## [CHALLENGE]
Using the records that follow, copy every line containing the word "script".

## [RECORDS SHOWN]

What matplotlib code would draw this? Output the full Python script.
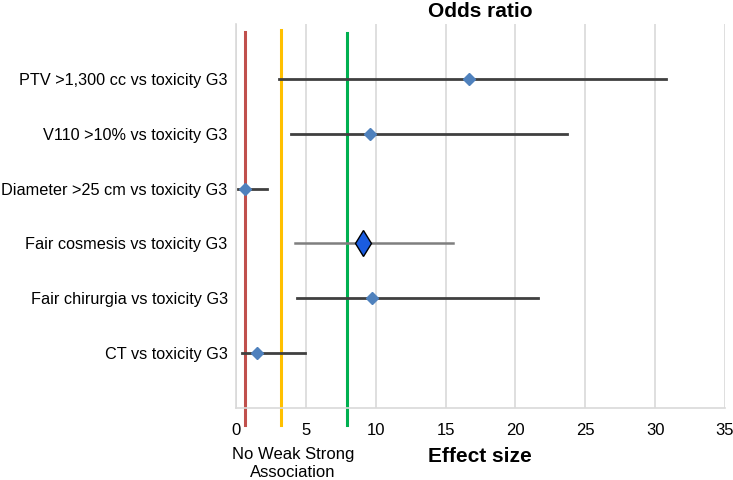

---

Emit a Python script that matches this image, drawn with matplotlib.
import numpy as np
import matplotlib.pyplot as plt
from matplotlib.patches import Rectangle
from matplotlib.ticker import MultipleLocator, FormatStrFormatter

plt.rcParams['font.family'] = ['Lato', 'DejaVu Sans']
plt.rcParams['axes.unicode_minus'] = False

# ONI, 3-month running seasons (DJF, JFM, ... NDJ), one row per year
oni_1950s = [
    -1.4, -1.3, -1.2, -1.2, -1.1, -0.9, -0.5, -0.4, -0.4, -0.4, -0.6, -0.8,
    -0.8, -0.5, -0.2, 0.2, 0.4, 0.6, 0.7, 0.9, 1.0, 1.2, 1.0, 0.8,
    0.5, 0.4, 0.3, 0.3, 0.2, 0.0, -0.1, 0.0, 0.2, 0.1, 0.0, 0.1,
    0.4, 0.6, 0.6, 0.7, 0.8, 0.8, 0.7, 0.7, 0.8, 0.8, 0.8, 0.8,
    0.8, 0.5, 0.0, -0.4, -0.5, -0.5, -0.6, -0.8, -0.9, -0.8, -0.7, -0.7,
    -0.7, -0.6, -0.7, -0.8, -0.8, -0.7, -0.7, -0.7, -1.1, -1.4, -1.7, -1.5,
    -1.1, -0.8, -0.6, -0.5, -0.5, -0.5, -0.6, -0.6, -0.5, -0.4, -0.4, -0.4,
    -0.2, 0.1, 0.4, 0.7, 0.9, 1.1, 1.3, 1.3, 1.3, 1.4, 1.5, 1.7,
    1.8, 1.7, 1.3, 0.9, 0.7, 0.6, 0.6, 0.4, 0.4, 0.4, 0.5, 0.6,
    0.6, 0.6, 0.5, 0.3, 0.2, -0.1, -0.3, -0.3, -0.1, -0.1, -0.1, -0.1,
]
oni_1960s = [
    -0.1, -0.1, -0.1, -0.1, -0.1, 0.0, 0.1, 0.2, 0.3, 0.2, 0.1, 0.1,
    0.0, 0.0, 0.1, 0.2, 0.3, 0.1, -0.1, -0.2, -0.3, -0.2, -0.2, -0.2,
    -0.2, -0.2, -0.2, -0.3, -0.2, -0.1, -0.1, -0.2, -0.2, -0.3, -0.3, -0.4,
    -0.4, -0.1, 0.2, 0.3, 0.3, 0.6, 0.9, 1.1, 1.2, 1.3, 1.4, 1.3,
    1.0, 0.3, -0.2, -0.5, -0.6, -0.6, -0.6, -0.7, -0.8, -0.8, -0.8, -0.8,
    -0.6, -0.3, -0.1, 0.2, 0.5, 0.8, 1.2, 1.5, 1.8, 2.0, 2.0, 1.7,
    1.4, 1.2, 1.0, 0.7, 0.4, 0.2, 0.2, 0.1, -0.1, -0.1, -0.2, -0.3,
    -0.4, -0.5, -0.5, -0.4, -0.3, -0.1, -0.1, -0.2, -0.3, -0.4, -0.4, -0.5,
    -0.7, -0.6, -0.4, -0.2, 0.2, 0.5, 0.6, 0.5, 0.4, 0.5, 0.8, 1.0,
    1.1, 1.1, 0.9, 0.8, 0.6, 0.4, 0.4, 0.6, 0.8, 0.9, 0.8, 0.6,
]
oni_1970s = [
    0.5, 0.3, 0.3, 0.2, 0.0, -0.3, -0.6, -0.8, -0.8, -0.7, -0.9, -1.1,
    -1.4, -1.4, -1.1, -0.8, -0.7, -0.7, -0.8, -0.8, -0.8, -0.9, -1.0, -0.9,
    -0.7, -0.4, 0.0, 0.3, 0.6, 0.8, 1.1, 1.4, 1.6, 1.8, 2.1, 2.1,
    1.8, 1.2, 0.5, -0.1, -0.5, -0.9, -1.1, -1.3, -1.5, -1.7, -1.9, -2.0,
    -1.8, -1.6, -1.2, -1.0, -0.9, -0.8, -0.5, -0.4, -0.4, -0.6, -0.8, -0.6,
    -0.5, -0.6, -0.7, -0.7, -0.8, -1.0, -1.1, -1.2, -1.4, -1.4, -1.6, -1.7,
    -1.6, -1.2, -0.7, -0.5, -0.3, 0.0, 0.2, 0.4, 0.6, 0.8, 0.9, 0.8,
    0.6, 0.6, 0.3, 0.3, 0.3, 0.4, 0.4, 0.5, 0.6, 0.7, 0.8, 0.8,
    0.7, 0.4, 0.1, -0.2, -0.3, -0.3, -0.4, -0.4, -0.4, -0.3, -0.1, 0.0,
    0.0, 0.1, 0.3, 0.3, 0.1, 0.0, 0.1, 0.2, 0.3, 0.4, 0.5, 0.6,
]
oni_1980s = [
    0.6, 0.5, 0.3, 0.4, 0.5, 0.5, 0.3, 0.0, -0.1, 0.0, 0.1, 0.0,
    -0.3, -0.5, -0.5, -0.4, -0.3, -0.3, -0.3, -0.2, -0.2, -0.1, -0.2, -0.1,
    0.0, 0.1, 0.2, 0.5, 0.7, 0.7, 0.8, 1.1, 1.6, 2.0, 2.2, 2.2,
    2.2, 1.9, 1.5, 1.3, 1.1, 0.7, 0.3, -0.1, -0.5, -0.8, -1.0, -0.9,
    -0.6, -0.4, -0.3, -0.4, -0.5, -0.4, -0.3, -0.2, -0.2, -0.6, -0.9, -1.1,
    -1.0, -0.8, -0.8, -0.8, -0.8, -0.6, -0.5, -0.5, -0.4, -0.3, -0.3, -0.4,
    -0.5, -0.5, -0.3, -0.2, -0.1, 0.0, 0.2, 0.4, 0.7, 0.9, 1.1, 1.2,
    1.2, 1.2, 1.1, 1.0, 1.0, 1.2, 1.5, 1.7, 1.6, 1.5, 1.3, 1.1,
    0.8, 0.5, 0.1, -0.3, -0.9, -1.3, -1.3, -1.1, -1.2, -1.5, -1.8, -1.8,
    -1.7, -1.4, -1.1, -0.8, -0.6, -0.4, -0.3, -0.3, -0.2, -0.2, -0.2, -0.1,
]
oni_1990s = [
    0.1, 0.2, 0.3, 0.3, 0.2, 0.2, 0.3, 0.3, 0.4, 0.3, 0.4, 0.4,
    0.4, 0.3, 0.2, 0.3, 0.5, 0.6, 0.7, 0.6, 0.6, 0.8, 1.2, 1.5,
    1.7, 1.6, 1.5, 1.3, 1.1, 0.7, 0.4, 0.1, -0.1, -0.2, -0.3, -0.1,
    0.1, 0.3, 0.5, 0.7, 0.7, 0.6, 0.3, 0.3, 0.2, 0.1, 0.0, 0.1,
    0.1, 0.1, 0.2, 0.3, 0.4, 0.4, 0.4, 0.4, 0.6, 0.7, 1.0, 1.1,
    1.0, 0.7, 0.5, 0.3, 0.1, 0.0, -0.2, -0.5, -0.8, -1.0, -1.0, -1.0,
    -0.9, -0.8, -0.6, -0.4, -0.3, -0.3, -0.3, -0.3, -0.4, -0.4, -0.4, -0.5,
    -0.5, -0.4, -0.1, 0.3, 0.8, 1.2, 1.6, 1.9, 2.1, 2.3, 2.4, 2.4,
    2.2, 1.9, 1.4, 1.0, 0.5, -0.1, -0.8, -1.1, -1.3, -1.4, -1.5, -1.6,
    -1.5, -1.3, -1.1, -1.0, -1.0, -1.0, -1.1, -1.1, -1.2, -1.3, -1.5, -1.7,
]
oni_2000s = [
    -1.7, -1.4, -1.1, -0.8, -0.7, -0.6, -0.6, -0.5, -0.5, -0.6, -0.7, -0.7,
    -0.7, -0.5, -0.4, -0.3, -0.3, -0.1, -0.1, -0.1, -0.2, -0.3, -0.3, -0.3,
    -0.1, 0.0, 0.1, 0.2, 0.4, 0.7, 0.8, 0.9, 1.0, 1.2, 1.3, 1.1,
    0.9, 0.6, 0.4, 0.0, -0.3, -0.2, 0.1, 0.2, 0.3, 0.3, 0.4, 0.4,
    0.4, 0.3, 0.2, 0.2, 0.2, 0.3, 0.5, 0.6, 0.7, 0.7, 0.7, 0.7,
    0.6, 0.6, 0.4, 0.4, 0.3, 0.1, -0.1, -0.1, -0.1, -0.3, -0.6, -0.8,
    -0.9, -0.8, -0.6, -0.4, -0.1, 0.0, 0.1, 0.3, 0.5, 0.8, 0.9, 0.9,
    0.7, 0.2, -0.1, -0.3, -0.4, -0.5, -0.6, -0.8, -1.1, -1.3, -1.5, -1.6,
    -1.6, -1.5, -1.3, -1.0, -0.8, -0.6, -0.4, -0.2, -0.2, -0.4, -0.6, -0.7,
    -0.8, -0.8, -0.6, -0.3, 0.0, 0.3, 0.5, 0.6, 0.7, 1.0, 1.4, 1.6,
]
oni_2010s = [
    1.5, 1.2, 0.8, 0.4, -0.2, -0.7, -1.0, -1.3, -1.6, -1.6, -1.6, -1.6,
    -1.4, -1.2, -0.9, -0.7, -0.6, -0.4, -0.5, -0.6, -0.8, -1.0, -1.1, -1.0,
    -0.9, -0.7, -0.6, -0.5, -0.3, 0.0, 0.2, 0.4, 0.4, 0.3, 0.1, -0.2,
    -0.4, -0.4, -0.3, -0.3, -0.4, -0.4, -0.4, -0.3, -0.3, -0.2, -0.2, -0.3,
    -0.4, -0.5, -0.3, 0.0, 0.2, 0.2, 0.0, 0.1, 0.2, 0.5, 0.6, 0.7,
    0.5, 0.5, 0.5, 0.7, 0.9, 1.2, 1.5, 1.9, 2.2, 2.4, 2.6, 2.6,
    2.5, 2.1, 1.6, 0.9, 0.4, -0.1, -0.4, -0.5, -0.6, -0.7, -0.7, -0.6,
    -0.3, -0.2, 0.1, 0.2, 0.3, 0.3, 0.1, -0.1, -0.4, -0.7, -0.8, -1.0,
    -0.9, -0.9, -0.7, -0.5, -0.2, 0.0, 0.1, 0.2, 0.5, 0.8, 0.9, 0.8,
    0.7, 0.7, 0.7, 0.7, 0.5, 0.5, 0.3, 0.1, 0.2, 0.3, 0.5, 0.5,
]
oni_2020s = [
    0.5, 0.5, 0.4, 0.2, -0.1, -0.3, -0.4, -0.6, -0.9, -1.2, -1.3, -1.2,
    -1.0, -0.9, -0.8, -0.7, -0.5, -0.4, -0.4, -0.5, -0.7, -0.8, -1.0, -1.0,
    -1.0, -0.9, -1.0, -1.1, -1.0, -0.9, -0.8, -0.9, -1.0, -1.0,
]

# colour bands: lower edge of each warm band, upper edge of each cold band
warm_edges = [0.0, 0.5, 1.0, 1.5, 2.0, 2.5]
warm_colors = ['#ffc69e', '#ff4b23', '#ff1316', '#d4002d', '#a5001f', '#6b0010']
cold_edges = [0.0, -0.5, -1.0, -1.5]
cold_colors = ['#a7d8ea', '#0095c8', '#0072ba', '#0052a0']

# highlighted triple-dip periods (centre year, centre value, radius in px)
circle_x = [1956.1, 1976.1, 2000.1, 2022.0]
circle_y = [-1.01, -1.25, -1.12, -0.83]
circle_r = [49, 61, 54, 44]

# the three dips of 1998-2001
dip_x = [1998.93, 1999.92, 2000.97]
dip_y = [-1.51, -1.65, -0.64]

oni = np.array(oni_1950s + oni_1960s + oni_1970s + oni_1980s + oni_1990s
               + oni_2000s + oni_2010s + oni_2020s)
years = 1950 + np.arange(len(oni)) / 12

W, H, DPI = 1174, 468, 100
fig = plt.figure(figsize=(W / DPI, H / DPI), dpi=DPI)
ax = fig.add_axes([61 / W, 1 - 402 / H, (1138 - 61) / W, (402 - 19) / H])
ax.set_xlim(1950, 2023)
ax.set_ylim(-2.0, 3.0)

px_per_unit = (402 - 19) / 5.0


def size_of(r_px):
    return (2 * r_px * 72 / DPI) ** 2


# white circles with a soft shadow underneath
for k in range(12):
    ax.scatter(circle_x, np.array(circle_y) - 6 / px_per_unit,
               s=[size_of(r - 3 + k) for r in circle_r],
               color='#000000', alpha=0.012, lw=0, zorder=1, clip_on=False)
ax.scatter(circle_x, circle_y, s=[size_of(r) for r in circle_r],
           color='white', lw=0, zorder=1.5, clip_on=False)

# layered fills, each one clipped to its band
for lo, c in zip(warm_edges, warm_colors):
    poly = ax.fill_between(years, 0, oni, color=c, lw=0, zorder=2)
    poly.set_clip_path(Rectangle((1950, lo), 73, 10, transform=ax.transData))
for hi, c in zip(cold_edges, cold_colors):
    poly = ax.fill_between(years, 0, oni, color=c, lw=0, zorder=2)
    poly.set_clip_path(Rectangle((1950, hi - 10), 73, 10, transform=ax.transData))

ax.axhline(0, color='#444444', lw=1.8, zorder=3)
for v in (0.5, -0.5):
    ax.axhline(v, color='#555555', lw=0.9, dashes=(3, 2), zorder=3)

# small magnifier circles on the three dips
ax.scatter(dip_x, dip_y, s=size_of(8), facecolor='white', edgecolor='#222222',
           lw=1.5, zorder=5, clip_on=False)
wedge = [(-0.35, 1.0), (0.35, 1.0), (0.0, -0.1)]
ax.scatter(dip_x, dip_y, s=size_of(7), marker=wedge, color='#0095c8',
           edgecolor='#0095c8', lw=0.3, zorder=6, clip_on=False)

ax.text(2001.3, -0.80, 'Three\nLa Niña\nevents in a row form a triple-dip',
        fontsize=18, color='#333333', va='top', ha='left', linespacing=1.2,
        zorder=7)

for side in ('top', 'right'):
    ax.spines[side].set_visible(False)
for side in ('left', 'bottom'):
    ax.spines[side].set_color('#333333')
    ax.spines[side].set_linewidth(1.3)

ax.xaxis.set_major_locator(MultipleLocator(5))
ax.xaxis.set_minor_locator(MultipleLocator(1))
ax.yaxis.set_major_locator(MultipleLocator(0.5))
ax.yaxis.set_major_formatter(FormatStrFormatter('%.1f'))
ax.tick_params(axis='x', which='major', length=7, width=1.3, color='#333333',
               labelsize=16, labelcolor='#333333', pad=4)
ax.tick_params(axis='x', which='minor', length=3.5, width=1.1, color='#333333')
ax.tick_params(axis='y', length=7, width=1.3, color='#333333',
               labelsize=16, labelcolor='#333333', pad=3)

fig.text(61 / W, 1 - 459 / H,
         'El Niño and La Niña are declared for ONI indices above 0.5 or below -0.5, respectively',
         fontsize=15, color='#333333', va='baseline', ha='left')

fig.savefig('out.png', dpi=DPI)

## [RESPONSE TO THE EXERCISE]
What matplotlib code would draw this? Output the full Python script.
Emit a Python script that matches this image, drawn with matplotlib.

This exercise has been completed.